I have a great deal of experience with Aerospike in high throughput, low-latency environments, and have come to love it, although I have a new need now that doesn’t seem to be the focus of any popular NoSQL solutions, so I am setting forth on a mission to accomplish this using Aerospike.
The goal is to create a widely dispersed cluster (across data centers and continents) of application servers that can each independently carry out their work without a dependency on any other servers. Each application server has everything it needs to complete its work, however there is shared data that needs to be synchronized between all servers in near real-time, which I hope to accomplish using Aerospike. This solution therefore necessitates that every node have a complete copy of the data.
The data set is small ( < 10,000 records), and has low transactions per minute ( ~ 1 ).
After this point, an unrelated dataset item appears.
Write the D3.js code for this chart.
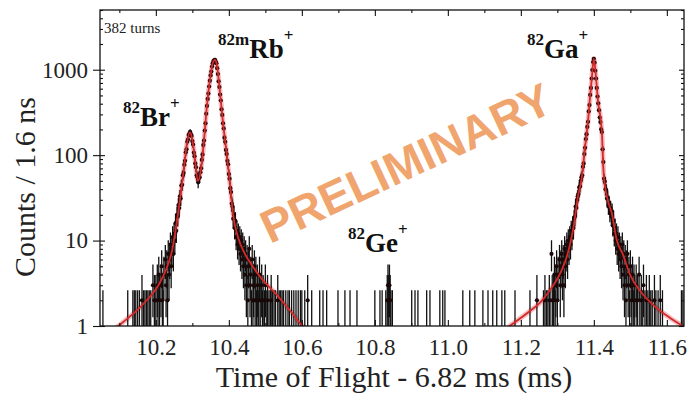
<!DOCTYPE html>
<html><head><meta charset="utf-8">
<script src="https://cdn.jsdelivr.net/npm/d3@7"></script>
<style>body{margin:0;background:#fff}svg{display:block}</style>
</head><body><svg id="c" width="693" height="398"></svg>
<script>
// ---------------- data ----------------
const BIN = 0.002;
const brRbStart = 10.200;
const brRbCounts = [2,0,3,1,4,2,0,3,5,2,
 1,4,0,6,3,5,2,7,4,6,
 9,5,8,11,7,12,10,16,13,20,
 19,26,24,33,31,44,45,58,62,77,
 86,108,117,143,152,172,178,187,175,168,
 146,133,107,97,80,72,58,55,48,54,
 55,63,70,88,102,131,148,194,236,305,
 377,455,526,636,744,858,952,1087,1193,1262,
 1284,1306,1243,1187,1041,889,732,627,512,436,
 344,296,236,205,160,143,115,103,86,78,
 60,53,41,37,27,25,18,20,14,17,
 11,13,9,12,8,11,7,10,6,9,
 5,8,4,7,3,6,2,5,8,3,
 4,1,6,2,3,5];
const gaStart = 11.290;
const gaCounts = [2,4,1,3,5,2,4,0,6,3,
 5,7,4,6,3,8,5,7,9,6,
 10,8,11,9,13,11,15,14,18,19,
 25,24,30,33,35,42,43,50,55,58,
 73,80,103,122,154,176,214,246,325,386,
 507,612,788,992,1228,1342,1209,972,788,612,
 486,404,336,276,244,201,186,117,83,53,
 49,40,39,31,32,25,27,21,24,19,
 22,15,17,12,14,10,12,8,11,7,
 9,6,8,5,9,4,7,3,6,2,
 5,7,3,4,1,5];
const sparseT = [10.055,10.123,10.137,10.141,10.145,10.150,10.155,10.162,10.166,10.170,10.174,10.178,10.182,10.186,10.192,10.196,
 10.472,10.474,10.476,10.478,10.480,10.482,10.484,10.486,10.490,10.492,10.494,10.498,10.500,10.504,10.506,10.510,10.514,10.516,10.520,10.524,10.528,10.534,10.538,10.542,10.546,10.550,10.556,10.562,10.566,10.572,10.578,10.584,10.590,10.596,10.600,
 10.608,10.616,10.627,10.649,10.658,10.668,10.699,10.718,10.732,10.751,10.800,10.814,10.820,10.830,10.834,10.836,10.838,10.840,10.842,10.844,10.848,
 10.901,10.910,10.918,10.942,10.951,10.978,10.986,10.992,11.041,11.060,11.074,11.096,11.110,11.123,11.134,11.148,11.156,11.184,11.225,11.244,
 11.262,11.266,11.270,11.274,11.278,11.280,11.284,11.286,11.288,
 11.502,11.504,11.506,11.508,11.510,11.512,11.516,11.518,11.520,11.524,11.526,11.530,11.534,11.536,11.540,11.544,11.548,11.552,11.556,11.560,11.566,11.570,11.576,11.582,11.588,11.640,11.644];
const sparseN = [1,1,1,1,1,1,1,2,1,1,1,1,1,1,3,2,
 2,4,1,3,2,1,4,2,3,1,2,1,3,1,2,1,1,2,1,1,1,2,1,1,1,1,1,1,1,1,1,1,1,1,1,
 1,2,1,1,1,1,1,1,1,1,1,1,1,1,2,3,2,3,2,1,1,
 1,1,1,1,1,1,1,1,1,1,1,1,1,1,1,1,1,1,1,2,
 1,2,1,1,2,1,7,2,1,
 3,2,4,1,3,2,3,1,2,4,1,2,1,3,1,2,1,2,1,1,2,1,1,2,1,1,1];
// fit curves
const fitBrRbT = [10.090,10.175,10.205,10.230,10.244,10.255,10.266,10.277,10.285,10.293,10.299,10.307,10.315,10.323,10.332,10.340,10.348,10.356,10.362,10.367,10.375,10.384,10.395,10.403,10.411,10.425,10.444,10.465,10.485,10.532,10.573,10.603,10.612];
const fitBrRbN = [0.95,2.0,2.9,4.8,7.5,14,30,70,135,185,160,90,50,65,150,380,750,1200,1300,1150,585,240,96,47,21,11,7.0,5.0,3.8,2.3,1.42,1.0,0.95];
const fitGaT = [11.165,11.225,11.252,11.279,11.299,11.312,11.326,11.337,11.345,11.356,11.367,11.375,11.384,11.389,11.395,11.400,11.405,11.411,11.422,11.427,11.438,11.449,11.463,11.479,11.499,11.526,11.567,11.608,11.647];
const fitGaN = [0.97,1.5,1.86,2.6,3.5,4.5,6.5,10,15,32,55,116,250,446,850,1350,900,446,183,60,30,21,10,7,4,2.6,1.7,1.25,0.98];
const xTicks = [10.2,10.4,10.6,10.8,11.0,11.2,11.4,11.6];
const xMinor = [10.1,10.3,10.5,10.7,10.9,11.1,11.3,11.5];
const yTicks = [1,10,100,1000];
const yMinor = [2,3,4,5,6,7,8,9,20,30,40,50,60,70,80,90,200,300,400,500,600,700,800,900,2000,3000,4000,5000];
const ionMass = ["82","82m","82","82"];
const ionEl = ["Br","Rb","Ge","Ga"];

// ---------------- drawing ----------------
const L=100,R=684,T=10,B=326;
const svg = d3.select('#c');
const x = d3.scaleLinear().domain([10.047,11.647]).range([L,R]);
const y = d3.scaleLog().domain([1,5000]).range([B,T]);
const serif = "'Liberation Serif','Times New Roman',serif";

const pts = [];
brRbCounts.forEach((n,i)=>{ if(n>0) pts.push({t: +(brRbStart+i*BIN).toFixed(4), n}); });
gaCounts.forEach((n,i)=>{ if(n>0) pts.push({t: +(gaStart+i*BIN).toFixed(4), n}); });
sparseT.forEach((t,i)=>pts.push({t, n: sparseN[i]}));

svg.append('defs').append('clipPath').attr('id','clip')
  .append('rect').attr('x',L).attr('y',T).attr('width',R-L).attr('height',B-T);
const plot = svg.append('g').attr('clip-path','url(#clip)');

// fit halo under data
const line = d3.line().x(d=>x(d[0])).y(d=>y(d[1])).curve(d3.curveMonotoneX);
const fits = [[fitBrRbT,fitBrRbN],[fitGaT,fitGaN]].map(([ts,ns])=>ts.map((t,i)=>[t,ns[i]]));
fits.forEach(f=>plot.append('path').datum(f).attr('d',line)
    .attr('fill','none').attr('stroke','#e8707a').attr('stroke-opacity',0.45).attr('stroke-width',5));

// error bars
plot.append('g').selectAll('line').data(pts).join('line')
  .attr('x1',d=>x(d.t)).attr('x2',d=>x(d.t))
  .attr('y1',d=>y(Math.max(1, d.n-Math.sqrt(d.n))))
  .attr('y2',d=>y(d.n+Math.sqrt(d.n+0.75)+0.3))
  .attr('stroke','#111').attr('stroke-width',1.3);

// points
plot.append('g').selectAll('circle').data(pts.filter(d=>d.n>1)).join('circle')
  .attr('cx',d=>x(d.t)).attr('cy',d=>y(d.n)).attr('r',2.1).attr('fill','#1a0808');

// fit curves
fits.forEach(f=>plot.append('path').datum(f).attr('d',line)
    .attr('fill','none').attr('stroke','#d42a2a').attr('stroke-width',1.8));

// axes
function styleAxis(g){ g.select('.domain').remove(); g.selectAll('line').attr('stroke','#111').attr('stroke-width',1.1); }
svg.append('g').attr('transform',`translate(0,${B})`)
  .call(d3.axisBottom(x).tickValues(xTicks).tickFormat(d3.format('.1f')).tickSize(-6).tickPadding(13))
  .call(styleAxis).call(g=>g.selectAll('text').attr('font-family',serif).attr('font-size',23).attr('fill','#222'));
svg.append('g').attr('transform',`translate(0,${B})`)
  .call(d3.axisBottom(x).tickValues(xMinor).tickFormat('').tickSize(-3)).call(styleAxis);
svg.append('g').attr('transform',`translate(0,${T})`)
  .call(d3.axisTop(x).tickValues(xTicks).tickFormat('').tickSize(-6)).call(styleAxis);
svg.append('g').attr('transform',`translate(0,${T})`)
  .call(d3.axisTop(x).tickValues(xMinor).tickFormat('').tickSize(-3)).call(styleAxis);
svg.append('g').attr('transform',`translate(${L},0)`)
  .call(d3.axisLeft(y).tickValues(yTicks).tickFormat(d3.format('d')).tickSize(7).tickPadding(5))
  .call(styleAxis).call(g=>g.selectAll('text').attr('font-family',serif).attr('font-size',23).attr('fill','#222'));
svg.append('g').attr('transform',`translate(${L},0)`)
  .call(d3.axisLeft(y).tickValues(yTicks).tickFormat('').tickSize(-5)).call(styleAxis);
svg.append('g').attr('transform',`translate(${L},0)`)
  .call(d3.axisLeft(y).tickValues(yMinor).tickFormat('').tickSize(-3)).call(styleAxis);
svg.append('g').attr('transform',`translate(${R},0)`)
  .call(d3.axisRight(y).tickValues(yTicks).tickFormat('').tickSize(-5)).call(styleAxis);
svg.append('g').attr('transform',`translate(${R},0)`)
  .call(d3.axisRight(y).tickValues(yMinor).tickFormat('').tickSize(-3)).call(styleAxis);

svg.append('rect').attr('x',L).attr('y',T).attr('width',R-L).attr('height',B-T)
  .attr('fill','none').attr('stroke','#111').attr('stroke-width',1.3);

// axis titles
svg.append('text').attr('transform','translate(35,187) rotate(-90)').attr('text-anchor','middle')
  .attr('font-family',serif).attr('font-size',30).attr('fill','#222').text('Counts / 1.6 ns');
svg.append('text').attr('x',394).attr('y',387).attr('text-anchor','middle')
  .attr('font-family',serif).attr('font-size',30).attr('fill','#222').text('Time of Flight - 6.82 ms (ms)');

svg.append('text').attr('x',104).attr('y',33).attr('font-family',serif).attr('font-size',15)
  .attr('fill','#222').text('382 turns');

// ion labels
const ionPos = [[123,126],[218,58],[348,252],[527,58]];
ionEl.forEach((el,i)=>{
  const t = svg.append('text').attr('x',ionPos[i][0]).attr('y',ionPos[i][1])
    .attr('font-family',serif).attr('font-weight','bold').attr('fill','#111');
  t.append('tspan').attr('font-size',17).attr('dy',-13).text(ionMass[i]);
  t.append('tspan').attr('font-size',27).attr('dy',13).text(el);
  t.append('tspan').attr('font-size',17).attr('dy',-17).text('+');
});

// watermark
svg.append('text').attr('transform','translate(406,163) rotate(-25)').attr('text-anchor','middle')
  .attr('dominant-baseline','central').attr('font-family',"'Liberation Sans',Arial,sans-serif")
  .attr('font-weight','bold').attr('font-size',46).attr('fill','#f0a46e').text('PRELIMINARY');
</script></body></html>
The code will run on the same physical server as the Aerospike daemon, so the client will read and write to Aerospike using the localhost IP of 127.0.0.1 exclusively. The end solution achieves redundancy by having multiple application servers, so if any local dependency on the server fails, then that entire application server is to be considered down.
My questions are:
Is this viable using Aerospike?
How can I configure the data to exist on every node; simply set “replication-factor” to the total number of nodes?
This solution isn’t using XDR, although nodes exist across the Internet, so my plan is to use SSH tunnels to securely mesh all servers. This raises a problem however, which is, how do I configure Aerospike to cope with this unusually high latency between nodes?
I will attempt to update this thread with my progress and findings over time, as well as with any future questions or challenges that I encounter along the way.
Running a single Aerospike cluster that spans multiple regions is not a configuration Aerospike recommends and Aerospike configuration defaults are not going to be ideal for this configuration.
Yes, but be aware that the replication-factor is not a dynamic configuration option, so you will probably want to set it a bit higher than the total number of nodes in the cluster to allow for node addition in the future without restarting the entire cluster to increase the replication factor.
The first problem is that Aerospike defaults assume the cluster will be tightly coupled. We time out a node by default if we do not hear a heartbeat from that node within 1.5 seconds. You will need to increase the heartbeat interval and heartbeat-timeout to cope with the latency.
Be aware that increasing these values also increases the window where some partitions will not be available for writes due to node failure.
For such an environment may start with interval of 1000 and timeout of 60 which will have each node sending a heartbeat every second and timeout a node if you haven’t heard a heartbeat from it in 60 intervals.
The cluster communicate with other nodes using our “fabric” layer. Again typically the latency between nodes is expected to be low so the default number of 16 fabric-workers per node is enough to handle cross node requests without waiting for a thread to free up. In your case this probably will not be true so you will need to increase this value.
Another consideration:
You probably want your application reading and writing from the local node. But our clients are not aware of this topology, some of them can be configure to read from replica copies but they will read from them in a round robin manner which is probably not what you want.
A potential solution here is to configure the access-address to be 127.0.0.1 on each node. This will cause clients to only learn about that address. But your writes will suffer from this configuration because they will need to proxy to the primary copy of that record. Since your client is running on the same node, maybe this isn’t a big deal breaker.
A problem with running the application on the same node as the server is that the server and application will be competing for the same resources. You can mitigate this to a certain degree by placing the client and server on different NUMA nodes.
Our architecture has a similar layout actually and we’re currently trying several different methods:
XDR between local clusters in each region where many app servers use the local cluster and let AS handle the rest
Separate application managed replication where the app handles it in a layer above the database, usually best for idempotent or high-latency stuff. We write to one location as a queue then fan out writes back to each region. Good for syncing/sharing data but major headaches for high-availability as catching up a disconnected cluster won’t be easy.
In-memory data fabric is the newest stuff we’re using. Basically IMDG/IMDF are in-memory caches evolved like this: single server cache > multiple server shared cache > distributed caching + data structures > distributed caching + data + computing. Look at Hazelcast, GridGain, Coherence for options. The IMDF code runs as a separate instance on every app server and can do local clustering with WAN transfer links. It can get complicated but very cool solution if you need it.